** begin **

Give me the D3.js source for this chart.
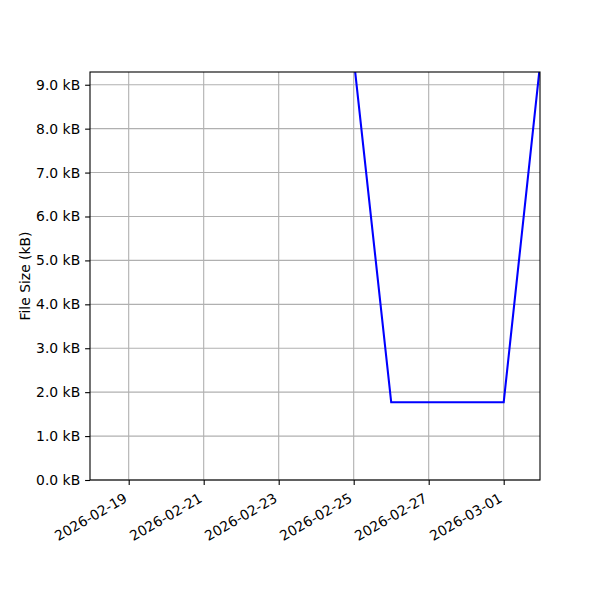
<!DOCTYPE html>
<html>
<head>
<meta charset="utf-8">
<script src="https://cdn.jsdelivr.net/npm/d3@7"></script>
<style>
  body { margin: 0; background: #fff; }
  text { font-family: "DejaVu Sans", sans-serif; }
</style>
</head>
<body>
<svg width="600" height="600"></svg>
<script>
const dates = ["2026-02-25", "2026-02-26", "2026-02-27", "2026-02-28", "2026-03-01", "2026-03-02"];
const sizesKB = [9.6, 1.77, 1.77, 1.77, 1.77, 9.7];
const xRange = ["2026-02-17T23:14", "2026-03-01T23:14"];
const yRange = [0, 9.29];
const xTickDates = ["2026-02-19", "2026-02-21", "2026-02-23", "2026-02-25", "2026-02-27", "2026-03-01"];
const yTicks = [0, 1, 2, 3, 4, 5, 6, 7, 8, 9];
const yLabel = "File Size (kB)";

const svg = d3.select("svg");
const margin = { left: 90, right: 60, top: 72, bottom: 120 };
const inner = { width: 600 - margin.left - margin.right, height: 600 - margin.top - margin.bottom };
const fontSize = 13.9;

const parseDay = d3.timeParse("%Y-%m-%d");
const parseTime = d3.timeParse("%Y-%m-%dT%H:%M");
const data = dates.map((d, i) => ({ date: parseDay(d), size: sizesKB[i] }));

const xScale = d3.scaleTime().domain(xRange.map(parseTime)).range([0, inner.width]);
const yScale = d3.scaleLinear().domain(yRange).range([inner.height, 0]);

const g = svg.append("g").attr("transform", `translate(${margin.left},${margin.top})`);

svg.append("defs").append("clipPath").attr("id", "clip")
  .append("rect").attr("width", inner.width).attr("height", inner.height);

// grid
g.append("g")
  .selectAll("line")
  .data(xTickDates.map(parseDay))
  .enter().append("line")
  .attr("x1", (d) => xScale(d)).attr("x2", (d) => xScale(d))
  .attr("y1", 0).attr("y2", inner.height)
  .attr("stroke", "#b0b0b0").attr("stroke-width", 1.1);
g.append("g")
  .selectAll("line")
  .data(yTicks)
  .enter().append("line")
  .attr("y1", (d) => yScale(d)).attr("y2", (d) => yScale(d))
  .attr("x1", 0).attr("x2", inner.width)
  .attr("stroke", "#b0b0b0").attr("stroke-width", 1.1);

// line
const line = d3.line().x((d) => xScale(d.date)).y((d) => yScale(d.size));
g.append("path")
  .datum(data)
  .attr("clip-path", "url(#clip)")
  .attr("d", line)
  .attr("fill", "none")
  .attr("stroke", "#0000ff")
  .attr("stroke-width", 2.08);

// axes
const yAxis = d3.axisLeft(yScale)
  .tickValues(yTicks)
  .tickSize(4.9)
  .tickPadding(4.9)
  .tickFormat((d) => d3.format(".1f")(d) + " kB");
const yG = g.append("g").call(yAxis);
yG.select(".domain").remove();
yG.selectAll("line").attr("stroke", "#000").attr("stroke-width", 1.1);
yG.selectAll("text").attr("font-size", fontSize).attr("font-family", "DejaVu Sans").attr("fill", "#000");

const xAxis = d3.axisBottom(xScale)
  .tickValues(xTickDates.map(parseDay))
  .tickSize(4.9)
  .tickFormat(d3.timeFormat("%Y-%m-%d"));
const xG = g.append("g").attr("transform", `translate(0,${inner.height})`).call(xAxis);
xG.select(".domain").remove();
xG.selectAll("line").attr("stroke", "#000").attr("stroke-width", 1.1);
xG.selectAll("text")
  .attr("font-size", fontSize)
  .attr("font-family", "DejaVu Sans")
  .attr("fill", "#000")
  .attr("text-anchor", "end")
  .attr("dy", null)
  .attr("y", null)
  .attr("transform", "translate(-1,21) rotate(-30)");

// frame
g.append("rect")
  .attr("width", inner.width).attr("height", inner.height)
  .attr("fill", "none").attr("stroke", "#000").attr("stroke-width", 1.1);

svg.append("text")
  .text(yLabel)
  .attr("font-size", fontSize)
  .attr("text-anchor", "middle")
  .attr("transform", `translate(30,${margin.top + inner.height / 2}) rotate(-90)`);
</script>
</body>
</html>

** end **

▶ EXERCISE BRIEF:
Replicate the material above verbatim; images stay out of the copy.

▶ TASK RESPONSE:
Give me the D3.js source for this chart.
<!DOCTYPE html>
<html>
<head>
<meta charset="utf-8">
<script src="https://cdn.jsdelivr.net/npm/d3@7"></script>
<style>
  body { margin: 0; background: #fff; }
  text { font-family: "DejaVu Sans", sans-serif; }
</style>
</head>
<body>
<svg width="600" height="600"></svg>
<script>
const dates = ["2026-02-25", "2026-02-26", "2026-02-27", "2026-02-28", "2026-03-01", "2026-03-02"];
const sizesKB = [9.6, 1.77, 1.77, 1.77, 1.77, 9.7];
const xRange = ["2026-02-17T23:14", "2026-03-01T23:14"];
const yRange = [0, 9.29];
const xTickDates = ["2026-02-19", "2026-02-21", "2026-02-23", "2026-02-25", "2026-02-27", "2026-03-01"];
const yTicks = [0, 1, 2, 3, 4, 5, 6, 7, 8, 9];
const yLabel = "File Size (kB)";

const svg = d3.select("svg");
const margin = { left: 90, right: 60, top: 72, bottom: 120 };
const inner = { width: 600 - margin.left - margin.right, height: 600 - margin.top - margin.bottom };
const fontSize = 13.9;

const parseDay = d3.timeParse("%Y-%m-%d");
const parseTime = d3.timeParse("%Y-%m-%dT%H:%M");
const data = dates.map((d, i) => ({ date: parseDay(d), size: sizesKB[i] }));

const xScale = d3.scaleTime().domain(xRange.map(parseTime)).range([0, inner.width]);
const yScale = d3.scaleLinear().domain(yRange).range([inner.height, 0]);

const g = svg.append("g").attr("transform", `translate(${margin.left},${margin.top})`);

svg.append("defs").append("clipPath").attr("id", "clip")
  .append("rect").attr("width", inner.width).attr("height", inner.height);

// grid
g.append("g")
  .selectAll("line")
  .data(xTickDates.map(parseDay))
  .enter().append("line")
  .attr("x1", (d) => xScale(d)).attr("x2", (d) => xScale(d))
  .attr("y1", 0).attr("y2", inner.height)
  .attr("stroke", "#b0b0b0").attr("stroke-width", 1.1);
g.append("g")
  .selectAll("line")
  .data(yTicks)
  .enter().append("line")
  .attr("y1", (d) => yScale(d)).attr("y2", (d) => yScale(d))
  .attr("x1", 0).attr("x2", inner.width)
  .attr("stroke", "#b0b0b0").attr("stroke-width", 1.1);

// line
const line = d3.line().x((d) => xScale(d.date)).y((d) => yScale(d.size));
g.append("path")
  .datum(data)
  .attr("clip-path", "url(#clip)")
  .attr("d", line)
  .attr("fill", "none")
  .attr("stroke", "#0000ff")
  .attr("stroke-width", 2.08);

// axes
const yAxis = d3.axisLeft(yScale)
  .tickValues(yTicks)
  .tickSize(4.9)
  .tickPadding(4.9)
  .tickFormat((d) => d3.format(".1f")(d) + " kB");
const yG = g.append("g").call(yAxis);
yG.select(".domain").remove();
yG.selectAll("line").attr("stroke", "#000").attr("stroke-width", 1.1);
yG.selectAll("text").attr("font-size", fontSize).attr("font-family", "DejaVu Sans").attr("fill", "#000");

const xAxis = d3.axisBottom(xScale)
  .tickValues(xTickDates.map(parseDay))
  .tickSize(4.9)
  .tickFormat(d3.timeFormat("%Y-%m-%d"));
const xG = g.append("g").attr("transform", `translate(0,${inner.height})`).call(xAxis);
xG.select(".domain").remove();
xG.selectAll("line").attr("stroke", "#000").attr("stroke-width", 1.1);
xG.selectAll("text")
  .attr("font-size", fontSize)
  .attr("font-family", "DejaVu Sans")
  .attr("fill", "#000")
  .attr("text-anchor", "end")
  .attr("dy", null)
  .attr("y", null)
  .attr("transform", "translate(-1,21) rotate(-30)");

// frame
g.append("rect")
  .attr("width", inner.width).attr("height", inner.height)
  .attr("fill", "none").attr("stroke", "#000").attr("stroke-width", 1.1);

svg.append("text")
  .text(yLabel)
  .attr("font-size", fontSize)
  .attr("text-anchor", "middle")
  .attr("transform", `translate(30,${margin.top + inner.height / 2}) rotate(-90)`);
</script>
</body>
</html>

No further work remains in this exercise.